À cette époque, Bob était en discussion avec un luthier local talentueux du nom d’Andy Powers ; il évoquait son poste potentiel dans l’entreprise, ainsi que le rôle qu’il jouerait en tant que concepteur de guitare nouvelle génération chez Taylor. Andy accepta et débuta officiellement en janvier 2011.
« Avec l’arrivée d’Andy, nous avons pris une décision consciente : nous n’allions pas nous concentrer sur les guitares sur mesure, aux incrustations extrêmement sophistiquées, où nous tentions de développer une activité de création de guitares personnalisées par l’intermédiaire des incrustations », se rappelle-t-il. « Andy est un luthier épatant. J’étais prêt à ce que nous portions un nouvel intérêt à la qualité des guitares en tant qu’instrument de musique, plutôt qu’en tant que bel objet. On peut consacrer tellement d’énergie à entretenir le talent et à gérer le travail nécessaire à la création d’incrustations sophistiquées… Nous étions à un moment où nous sentions qu’il était approprié de créer des incrustations élégantes pour nos guitares, mais il nous fallait nous éloigner des thématiques que nous avions mises à l’honneur par le passé. »
Ironie du sort, ajoute Bob : en plus d’être un luthier très compétent, Andy est également un artiste d’incrustations doué, en mesure de dessiner des thèmes extrêmement picturaux.
« Il est capable de fabriquer des incrustations époustouflantes, comme par exemple un tigre qui marche sur la guitare », sourit-il. « Mais je ne voulais pas qu’Andy soit connu comme le roi des incrustations, ici, chez Taylor. Je voulais qu’on le remarque en tant que personne qui améliore les guitares que nous faisions jusqu’à présent chez Taylor, et qui continue à faire évoluer les guitares, qui rallonge leur durée de vie. Nous sommes tous deux persuadés que c’est ce que nous pouvons offrir de mieux à nos clients. »

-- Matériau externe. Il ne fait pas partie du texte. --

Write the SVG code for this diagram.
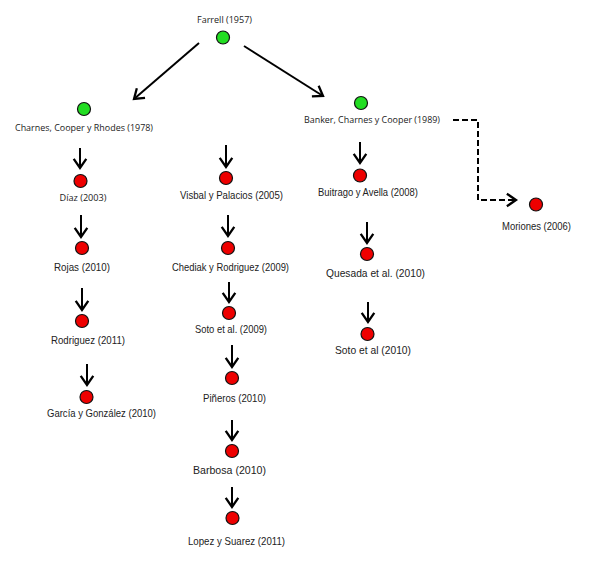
<svg xmlns="http://www.w3.org/2000/svg" width="593" height="569" viewBox="0 0 593 569">
<style>
.bg{fill:#fff}
.lbl{font-family:"Liberation Sans",Arial,sans-serif;font-size:10.5px;fill:#222;text-anchor:middle}
.cal{font-family:"Open Sans","Liberation Sans",sans-serif;font-size:9.5px;font-weight:500;fill:#222;text-anchor:middle}
.big{font-size:11.5px}
.g{fill:#22dd22;stroke:#111;stroke-width:1.2}
.r{fill:#ee0000;stroke:#111;stroke-width:1.2}
.a{stroke:#000;stroke-width:2;fill:none;marker-end:url(#ah)}
.d{stroke:#000;stroke-width:2;fill:none;stroke-dasharray:6 3;marker-end:url(#ah)}
</style>
<defs>
<marker id="ah" markerUnits="userSpaceOnUse" markerWidth="16" markerHeight="16" viewBox="-10 -7 12 14" refX="0" refY="0" orient="auto">
<path d="M-8,-5.5 L0,0 L-8,5.5" fill="none" stroke="#000" stroke-width="2"/>
</marker>
</defs>
<rect class="bg" x="0" y="0" width="593" height="569"/>
<g id="connectors">
<path class="a" d="M199,43 L134,99"/>
<path class="a" d="M244,46 L323,96"/>
<path class="d" d="M453,120 H478 V200 H516"/>
<path class="a" d="M80,148 V168"/>
<path class="a" d="M81,215 V237"/>
<path class="a" d="M82,288 V310"/>
<path class="a" d="M87,364 V385"/>
<path class="a" d="M226,145 V167"/>
<path class="a" d="M228,215 V236"/>
<path class="a" d="M229,282 V302"/>
<path class="a" d="M232,345 V367"/>
<path class="a" d="M232,420 V440"/>
<path class="a" d="M232,487 V507"/>
<path class="a" d="M360,142 V163"/>
<path class="a" d="M367,222 V243"/>
<path class="a" d="M368,302 V322"/>
</g>
<g id="farrell"><circle class="g" cx="223" cy="37.5" r="6.5"/><text class="cal" x="224.5" y="23" textLength="55" lengthAdjust="spacingAndGlyphs">Farrell (1957)</text></g>
<g id="charnes"><circle class="g" cx="84" cy="109" r="6.5"/><text class="cal" x="84" y="131" textLength="138" lengthAdjust="spacingAndGlyphs">Charnes, Cooper y Rhodes (1978)</text></g>
<g id="banker"><circle class="g" cx="361" cy="103" r="6.5"/><text class="cal" x="372" y="123" textLength="136" lengthAdjust="spacingAndGlyphs">Banker, Charnes y Cooper (1989)</text></g>
<g id="diaz"><circle class="r" cx="80.5" cy="181" r="6.5"/><text class="cal" x="83" y="201" textLength="47" lengthAdjust="spacingAndGlyphs">Díaz (2003)</text></g>
<g id="rojas"><circle class="r" cx="82" cy="248" r="6.5"/><text class="lbl" x="82" y="271" textLength="56" lengthAdjust="spacingAndGlyphs">Rojas (2010)</text></g>
<g id="rodriguez"><circle class="r" cx="82" cy="321" r="6.5"/><text class="lbl" x="88" y="344" textLength="74" lengthAdjust="spacingAndGlyphs">Rodriguez (2011)</text></g>
<g id="garcia"><circle class="r" cx="86.5" cy="397" r="6.5"/><text class="lbl" x="101.5" y="417" textLength="109" lengthAdjust="spacingAndGlyphs">García y González (2010)</text></g>
<g id="visbal"><circle class="r" cx="226" cy="178" r="6.5"/><text class="lbl" x="231.5" y="199" textLength="103" lengthAdjust="spacingAndGlyphs">Visbal y Palacios (2005)</text></g>
<g id="chediak"><circle class="r" cx="228" cy="248" r="6.5"/><text class="lbl" x="230.5" y="271" textLength="117" lengthAdjust="spacingAndGlyphs">Chediak y Rodriguez (2009)</text></g>
<g id="soto2009"><circle class="r" cx="229" cy="313" r="6.5"/><text class="lbl" x="231" y="333" textLength="72" lengthAdjust="spacingAndGlyphs">Soto et al. (2009)</text></g>
<g id="pineros"><circle class="r" cx="232" cy="378" r="6.5"/><text class="lbl" x="234.5" y="402" textLength="63" lengthAdjust="spacingAndGlyphs">Piñeros (2010)</text></g>
<g id="barbosa"><circle class="r" cx="232" cy="451" r="6.5"/><text class="lbl big" x="229.5" y="474" textLength="73" lengthAdjust="spacingAndGlyphs">Barbosa (2010)</text></g>
<g id="lopez"><circle class="r" cx="232.5" cy="518" r="6.5"/><text class="lbl" x="236.5" y="545" textLength="97" lengthAdjust="spacingAndGlyphs">Lopez y Suarez (2011)</text></g>
<g id="buitrago"><circle class="r" cx="360" cy="175.5" r="6.5"/><text class="lbl" x="368" y="196" textLength="100" lengthAdjust="spacingAndGlyphs">Buitrago y Avella (2008)</text></g>
<g id="quesada"><circle class="r" cx="367" cy="254" r="6.5"/><text class="lbl big" x="375.5" y="277" textLength="99" lengthAdjust="spacingAndGlyphs">Quesada et al. (2010)</text></g>
<g id="soto2010"><circle class="r" cx="367.5" cy="334" r="6.5"/><text class="lbl" x="373" y="354" textLength="76" lengthAdjust="spacingAndGlyphs">Soto et al (2010)</text></g>
<g id="moriones"><circle class="r" cx="536" cy="204.5" r="6.5"/><text class="lbl" x="536.5" y="230" textLength="69" lengthAdjust="spacingAndGlyphs">Moriones (2006)</text></g>
</svg>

L’épiphanie d’Andy en matière d’incrustations
Andy est fier des incrustations qu’il a faites sur les guitares fabriquées avant ses débuts chez Taylor. Et il a raison. Non seulement son portfolio est magnifique, mais ses œuvres ont été entièrement dessinées et découpées à la main.
« La tradition des incrustations découpées à la main était quelque chose que j’admirais, et à laquelle je prenais beaucoup de plaisir », admet-il. « Je travaillais avec une scie de bijoutier et quelques limes minuscules. J’aurais tout aussi bien pu travailler au XVIIIe siècle ! »
En fonction du type d’incrustations que ses clients désiraient voir sur leurs guitares, Andy voit un parallèle avec un artiste tatoueur contemporain.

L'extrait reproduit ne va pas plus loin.